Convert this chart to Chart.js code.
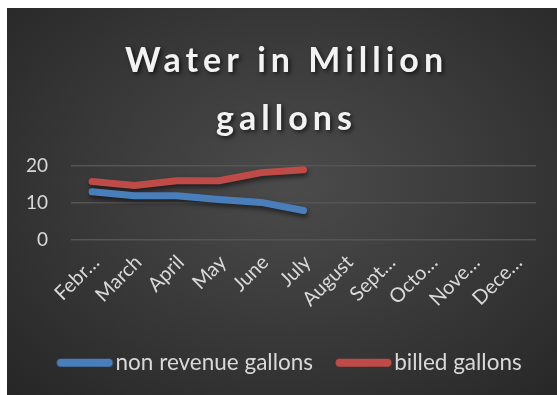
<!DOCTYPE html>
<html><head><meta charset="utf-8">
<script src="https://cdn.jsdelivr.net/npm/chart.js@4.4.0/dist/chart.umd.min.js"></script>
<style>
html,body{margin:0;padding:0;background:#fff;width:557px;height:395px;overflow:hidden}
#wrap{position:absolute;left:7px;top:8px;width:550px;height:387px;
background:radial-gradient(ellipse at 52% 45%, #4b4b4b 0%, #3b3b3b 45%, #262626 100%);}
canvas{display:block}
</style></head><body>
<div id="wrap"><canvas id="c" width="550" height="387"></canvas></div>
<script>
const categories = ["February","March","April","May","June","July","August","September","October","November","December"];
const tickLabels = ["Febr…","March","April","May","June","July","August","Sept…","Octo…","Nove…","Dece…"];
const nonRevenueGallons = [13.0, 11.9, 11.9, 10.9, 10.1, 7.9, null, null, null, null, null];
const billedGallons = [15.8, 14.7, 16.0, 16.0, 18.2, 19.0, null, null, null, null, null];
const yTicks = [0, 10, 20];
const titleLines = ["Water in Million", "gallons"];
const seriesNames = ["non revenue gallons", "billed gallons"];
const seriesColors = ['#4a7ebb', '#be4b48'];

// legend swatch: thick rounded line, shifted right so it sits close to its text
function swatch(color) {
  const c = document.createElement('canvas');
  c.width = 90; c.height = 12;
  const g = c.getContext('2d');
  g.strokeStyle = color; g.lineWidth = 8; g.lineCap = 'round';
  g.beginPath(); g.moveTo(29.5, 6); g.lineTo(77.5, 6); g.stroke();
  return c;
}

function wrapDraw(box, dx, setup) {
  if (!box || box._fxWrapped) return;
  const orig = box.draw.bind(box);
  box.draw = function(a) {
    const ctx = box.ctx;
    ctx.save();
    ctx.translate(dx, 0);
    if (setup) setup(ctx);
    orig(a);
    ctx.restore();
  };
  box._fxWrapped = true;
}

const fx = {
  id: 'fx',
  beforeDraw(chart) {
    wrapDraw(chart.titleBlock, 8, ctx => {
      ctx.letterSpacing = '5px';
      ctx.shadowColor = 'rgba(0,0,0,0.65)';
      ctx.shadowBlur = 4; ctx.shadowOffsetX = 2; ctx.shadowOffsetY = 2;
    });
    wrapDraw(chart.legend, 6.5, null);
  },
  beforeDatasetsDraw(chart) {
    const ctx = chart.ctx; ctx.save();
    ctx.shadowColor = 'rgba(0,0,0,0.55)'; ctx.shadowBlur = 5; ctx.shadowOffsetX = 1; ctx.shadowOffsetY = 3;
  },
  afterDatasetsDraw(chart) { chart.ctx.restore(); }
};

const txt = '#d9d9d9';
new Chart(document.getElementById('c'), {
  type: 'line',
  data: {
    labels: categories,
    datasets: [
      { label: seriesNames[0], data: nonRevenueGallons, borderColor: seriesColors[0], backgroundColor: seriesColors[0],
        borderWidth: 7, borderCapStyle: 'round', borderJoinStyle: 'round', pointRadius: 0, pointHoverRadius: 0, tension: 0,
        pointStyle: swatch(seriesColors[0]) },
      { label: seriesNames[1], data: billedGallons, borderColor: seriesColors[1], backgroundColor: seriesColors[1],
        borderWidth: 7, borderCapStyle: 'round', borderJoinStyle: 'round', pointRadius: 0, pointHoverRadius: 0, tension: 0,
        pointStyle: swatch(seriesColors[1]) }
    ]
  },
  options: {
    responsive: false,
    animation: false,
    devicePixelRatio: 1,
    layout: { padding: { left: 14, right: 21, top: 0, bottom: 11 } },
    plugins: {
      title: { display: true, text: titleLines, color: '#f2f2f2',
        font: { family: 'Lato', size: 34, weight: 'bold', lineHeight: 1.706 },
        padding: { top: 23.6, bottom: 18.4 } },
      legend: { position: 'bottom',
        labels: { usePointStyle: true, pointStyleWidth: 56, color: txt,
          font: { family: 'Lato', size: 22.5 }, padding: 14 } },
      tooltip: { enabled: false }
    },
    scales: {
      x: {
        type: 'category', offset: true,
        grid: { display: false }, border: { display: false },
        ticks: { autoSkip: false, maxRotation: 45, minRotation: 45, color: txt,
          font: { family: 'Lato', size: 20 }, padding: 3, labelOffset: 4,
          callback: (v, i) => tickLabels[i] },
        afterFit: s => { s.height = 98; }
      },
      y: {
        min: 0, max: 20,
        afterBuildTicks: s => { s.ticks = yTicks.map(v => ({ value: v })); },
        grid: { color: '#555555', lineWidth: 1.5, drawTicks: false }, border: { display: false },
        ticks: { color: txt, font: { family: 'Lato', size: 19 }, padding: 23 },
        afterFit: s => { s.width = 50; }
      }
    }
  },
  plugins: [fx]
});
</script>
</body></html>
------------------------------------
= Set problem =
Repeat the listing in full and exactly. Leave any pictures out.

= Correct answer =
Convert this chart to Chart.js code.
<!DOCTYPE html>
<html><head><meta charset="utf-8">
<script src="https://cdn.jsdelivr.net/npm/chart.js@4.4.0/dist/chart.umd.min.js"></script>
<style>
html,body{margin:0;padding:0;background:#fff;width:557px;height:395px;overflow:hidden}
#wrap{position:absolute;left:7px;top:8px;width:550px;height:387px;
background:radial-gradient(ellipse at 52% 45%, #4b4b4b 0%, #3b3b3b 45%, #262626 100%);}
canvas{display:block}
</style></head><body>
<div id="wrap"><canvas id="c" width="550" height="387"></canvas></div>
<script>
const categories = ["February","March","April","May","June","July","August","September","October","November","December"];
const tickLabels = ["Febr…","March","April","May","June","July","August","Sept…","Octo…","Nove…","Dece…"];
const nonRevenueGallons = [13.0, 11.9, 11.9, 10.9, 10.1, 7.9, null, null, null, null, null];
const billedGallons = [15.8, 14.7, 16.0, 16.0, 18.2, 19.0, null, null, null, null, null];
const yTicks = [0, 10, 20];
const titleLines = ["Water in Million", "gallons"];
const seriesNames = ["non revenue gallons", "billed gallons"];
const seriesColors = ['#4a7ebb', '#be4b48'];

// legend swatch: thick rounded line, shifted right so it sits close to its text
function swatch(color) {
  const c = document.createElement('canvas');
  c.width = 90; c.height = 12;
  const g = c.getContext('2d');
  g.strokeStyle = color; g.lineWidth = 8; g.lineCap = 'round';
  g.beginPath(); g.moveTo(29.5, 6); g.lineTo(77.5, 6); g.stroke();
  return c;
}

function wrapDraw(box, dx, setup) {
  if (!box || box._fxWrapped) return;
  const orig = box.draw.bind(box);
  box.draw = function(a) {
    const ctx = box.ctx;
    ctx.save();
    ctx.translate(dx, 0);
    if (setup) setup(ctx);
    orig(a);
    ctx.restore();
  };
  box._fxWrapped = true;
}

const fx = {
  id: 'fx',
  beforeDraw(chart) {
    wrapDraw(chart.titleBlock, 8, ctx => {
      ctx.letterSpacing = '5px';
      ctx.shadowColor = 'rgba(0,0,0,0.65)';
      ctx.shadowBlur = 4; ctx.shadowOffsetX = 2; ctx.shadowOffsetY = 2;
    });
    wrapDraw(chart.legend, 6.5, null);
  },
  beforeDatasetsDraw(chart) {
    const ctx = chart.ctx; ctx.save();
    ctx.shadowColor = 'rgba(0,0,0,0.55)'; ctx.shadowBlur = 5; ctx.shadowOffsetX = 1; ctx.shadowOffsetY = 3;
  },
  afterDatasetsDraw(chart) { chart.ctx.restore(); }
};

const txt = '#d9d9d9';
new Chart(document.getElementById('c'), {
  type: 'line',
  data: {
    labels: categories,
    datasets: [
      { label: seriesNames[0], data: nonRevenueGallons, borderColor: seriesColors[0], backgroundColor: seriesColors[0],
        borderWidth: 7, borderCapStyle: 'round', borderJoinStyle: 'round', pointRadius: 0, pointHoverRadius: 0, tension: 0,
        pointStyle: swatch(seriesColors[0]) },
      { label: seriesNames[1], data: billedGallons, borderColor: seriesColors[1], backgroundColor: seriesColors[1],
        borderWidth: 7, borderCapStyle: 'round', borderJoinStyle: 'round', pointRadius: 0, pointHoverRadius: 0, tension: 0,
        pointStyle: swatch(seriesColors[1]) }
    ]
  },
  options: {
    responsive: false,
    animation: false,
    devicePixelRatio: 1,
    layout: { padding: { left: 14, right: 21, top: 0, bottom: 11 } },
    plugins: {
      title: { display: true, text: titleLines, color: '#f2f2f2',
        font: { family: 'Lato', size: 34, weight: 'bold', lineHeight: 1.706 },
        padding: { top: 23.6, bottom: 18.4 } },
      legend: { position: 'bottom',
        labels: { usePointStyle: true, pointStyleWidth: 56, color: txt,
          font: { family: 'Lato', size: 22.5 }, padding: 14 } },
      tooltip: { enabled: false }
    },
    scales: {
      x: {
        type: 'category', offset: true,
        grid: { display: false }, border: { display: false },
        ticks: { autoSkip: false, maxRotation: 45, minRotation: 45, color: txt,
          font: { family: 'Lato', size: 20 }, padding: 3, labelOffset: 4,
          callback: (v, i) => tickLabels[i] },
        afterFit: s => { s.height = 98; }
      },
      y: {
        min: 0, max: 20,
        afterBuildTicks: s => { s.ticks = yTicks.map(v => ({ value: v })); },
        grid: { color: '#555555', lineWidth: 1.5, drawTicks: false }, border: { display: false },
        ticks: { color: txt, font: { family: 'Lato', size: 19 }, padding: 23 },
        afterFit: s => { s.width = 50; }
      }
    }
  },
  plugins: [fx]
});
</script>
</body></html>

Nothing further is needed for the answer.